Mitte is the most artistic neighborhood in Berlin, right in the heart of the city. It is one of the most popular and tourist areas in the capital of Germany and where most people start looking for a place to live, which also makes the neighborhood quite expensive. Mitte is full of nightclubs, restaurants, funky bars and designer stores, so there is no risk of getting bored.
Living in Mitte means that you will be within walking distance of important points in the city, such as Alexanderplatz (or Alex, as the locals call it), Hackescher Markt and Friedrichstraße. With the city’s excellent trams, trains and buses, you can also easily find your way to any other neighborhood there.
Mitte is among the best neighborhoods in Berlin for students studying at Humboldt University, one of the three largest public universities in the city, with more than 30,000 students. It is also the perfect place for those studying at Medienakademie; at the European School of Management and Technology (ESMT); at the School of Media, Communication and Business (HMKW), at the Hertie School of Governance or at the IUBH.
Prenzlauer Berg is a more residential neighborhood in Berlin, where you can easily find fathers and mothers pushing strollers. In addition to a large number of health food stores , there are also several cafés and great restaurants. The Kollwitzplatz square is one of the best places in town to spend a Sunday afternoon.
The famous Mauerpark is in the same area: there you can sing, play basketball, visit thrift stores or just relax on the grass whenever the sun is shining. Kastanienalle is another busy place, especially at night, bringing together most of the bars in the region. Kulturbrauerei or Pfefferberg are great options for dancing or having a traditional German beer with your friends.
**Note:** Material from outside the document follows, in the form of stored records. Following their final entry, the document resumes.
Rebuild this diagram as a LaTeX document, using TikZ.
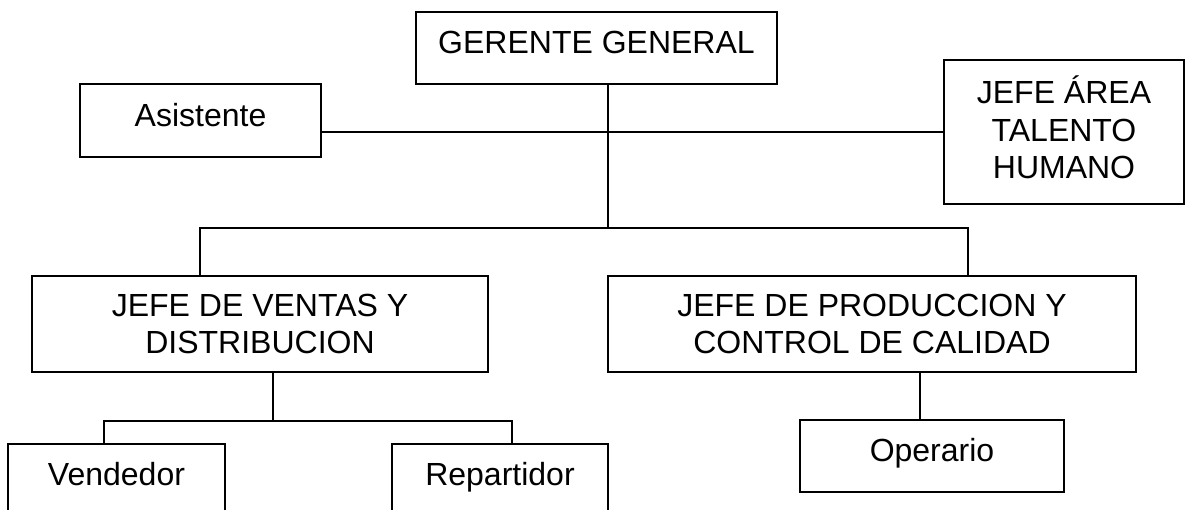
\documentclass[tikz,border=0pt]{standalone}
\usepackage{fontspec}
\setmainfont{Liberation Sans}
\begin{document}
\begin{tikzpicture}[x=0.75pt,y=-0.75pt,
    caja/.style={draw,line width=0.8pt,inner sep=0pt,align=center,
      font=\fontsize{24}{28}\selectfont},
    una/.style={text depth=9pt},
    linea/.style={line width=0.8pt}]
    \useasboundingbox (0,0) rectangle (1185,510);
    \clip (0,0) rectangle (1185,510);
    \node[caja,una,minimum width=361*0.75pt,minimum height=72*0.75pt] (gg) at (596.5,48) {GERENTE GENERAL};
    \node[caja,una,minimum width=241*0.75pt,minimum height=73*0.75pt] (asis) at (200.5,120.5) {Asistente};
    \node[caja,text depth=7pt,minimum width=240*0.75pt,minimum height=144*0.75pt] (talento) at (1064,132) {JEFE ÁREA\\TALENTO\\HUMANO};
    \node[caja,minimum width=456*0.75pt,minimum height=96*0.75pt] (ventas) at (260,324) {JEFE DE VENTAS Y\\DISTRIBUCION};
    \node[caja,minimum width=528*0.75pt,minimum height=96*0.75pt] (prod) at (872,324) {JEFE DE PRODUCCION Y\\CONTROL DE CALIDAD};
    \node[caja,una,minimum width=217*0.75pt,minimum height=72*0.75pt] (vend) at (116.5,480) {Vendedor};
    \node[caja,una,minimum width=216*0.75pt,minimum height=72*0.75pt] (repa) at (500,480) {Repartidor};
    \node[caja,una,minimum width=264*0.75pt,minimum height=72*0.75pt] (oper) at (932,456) {Operario};
    % puntos de union
    \coordinate (tronco) at (608,228);
    \coordinate (dV) at (200,228);
    \coordinate (dP) at (968,228);
    \coordinate (bM) at (273,421);
    \coordinate (bV) at (104,421);
    \coordinate (bR) at (512,421);
    \coordinate (bO) at (920,400);
    \draw[linea] (gg.south -| tronco) -- (tronco);
    \draw[linea] (asis.east |- talento.west) -- (talento.west);
    \draw[linea] (ventas.north -| dV) -- (dV) -- (dP) -- (prod.north -| dP);
    \draw[linea] (ventas.south -| bM) -- (bM);
    \draw[linea] (vend.north -| bV) -- (bV) -- (bR) -- (repa.north -| bR);
    \draw[linea] (prod.south -| bO) -- (oper.north -| bO);
\end{tikzpicture}
\end{document}
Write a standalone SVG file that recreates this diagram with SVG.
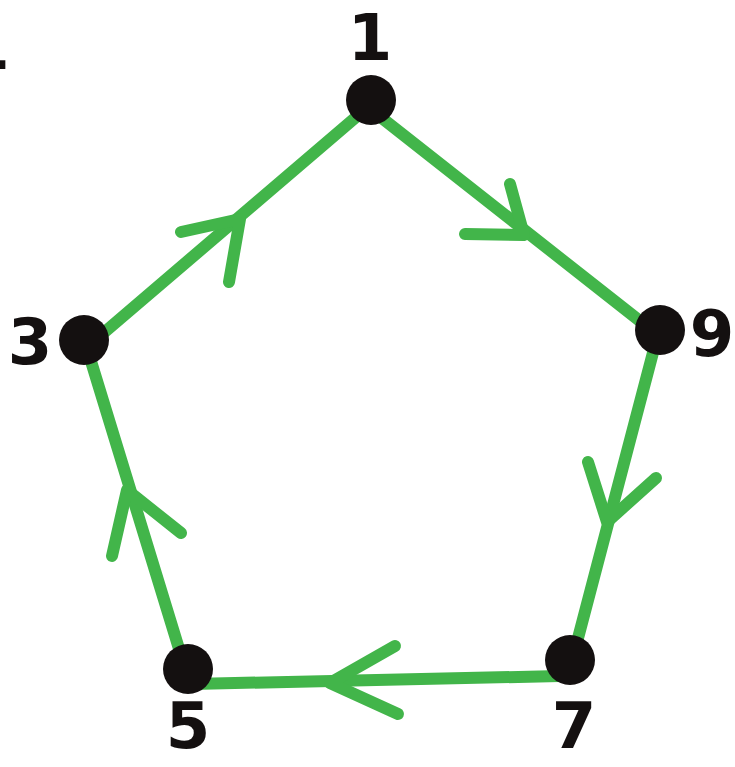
<svg xmlns="http://www.w3.org/2000/svg" width="735" height="767" viewBox="0 0 735 767">
<style>
.e{stroke:#42b54a;stroke-width:12;fill:none;stroke-linecap:round;stroke-linejoin:round}
.n{fill:#141010}
.t{font-family:"DejaVu Sans",sans-serif;font-weight:bold;font-size:64px;fill:#141010;text-anchor:middle}
</style>
<rect width="735" height="767" fill="#ffffff"/>
<text class="t" x="-14" y="78">4</text>
<g id="connectors">
<path class="e" d="M100,336 L362,112"/>
<polyline class="e" points="181,232 240,219 229,282"/>
<path class="e" d="M378,115 L645,325"/>
<polyline class="e" points="510,184 524,235 465,234"/>
<path class="e" d="M655,345 L577,642"/>
<polyline class="e" points="588,462 607,522 656,478"/>
<path class="e" d="M560,676 L192,684"/>
<polyline class="e" points="395,646 330,683 398,714"/>
<path class="e" d="M180,652 L90,358"/>
<polyline class="e" points="112,556 127,490 181,533"/>
</g>
<g id="n1"><circle class="n" cx="371" cy="100" r="25"/><text class="t" x="370" y="60">1</text></g>
<g id="n9"><circle class="n" cx="660" cy="330" r="25"/><text class="t" x="712" y="356">9</text></g>
<g id="n7"><circle class="n" cx="570" cy="660" r="25"/><text class="t" x="574" y="748">7</text></g>
<g id="n5"><circle class="n" cx="188" cy="669" r="25"/><text class="t" x="188" y="748">5</text></g>
<g id="n3"><circle class="n" cx="84" cy="340" r="25"/><text class="t" x="30" y="364">3</text></g>
</svg>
Prenzlauer Berg is a good option if you study at the Humboldt University in Berlin – just 25 minutes away by train, metro or bus. If you take the tram and the S7, you will reach the Technical University in Berlin in 35 minutes.
Although Schöneberg is a predominantly residential neighborhood, it is also the “home” of the LGBT community of Berlin’s. The neighborhood lives with both “provocative” bars, clubs and shops, as well as families strolling on weekends. Open-air markets fill the neighborhood’s squares, and the region’s antique shops also make the area the perfect place for an afternoon stroll.
In Schöneberg, Berlin’s pre-war buildings mix with the modern shapes of the 50s and 60s. For those who like shopping, the KaDeWe department store is a must. It is also worth visiting the town hall of Schöneberg, where President John F. Kennedy gave his famous “Ich bin ein Berliner” speech in 1963.
Schönberg is one of the best neighborhoods in Berlin for students enrolled at the Technical University of Berlin – there are only 8 stops at U7 and 2 stops at U2 at U Eisenacher Str station. From the same station, you can reach Humboldt University in 4 stops at U7 , and 4 stops at U6.
Friedrichshain is the first thing that comes out of a Berliner’s mouth when you ask him where he would like to live in the city. The neighborhood is a modern area with many young people (in fact, it is the district of the German capital with the highest percentage of young people aged 18 to 26). This is because even though it is a very central area, it is still possible to find accessible places to live.
In Friedrichshain, you will find the East Side Gallery, where there is a very well-preserved part of the Berlin Wall. There are also many restaurants and bars, especially around Simon-Dach-Straße. The neighborhood is also known for hosting the famous and exclusive Berghain nightclub. While there is still daylight, you can stroll through one of the region’s many flea markets or relax at Volkspark Friedrichshain.
From Frankfurter Tor, it will take you 25 minutes to reach Humboldt University (4 stops at U5 and 4 at U2). From Warschauer Straße, it is also 25 minutes to reach the Technical University of Berlin (8 stops on the S5).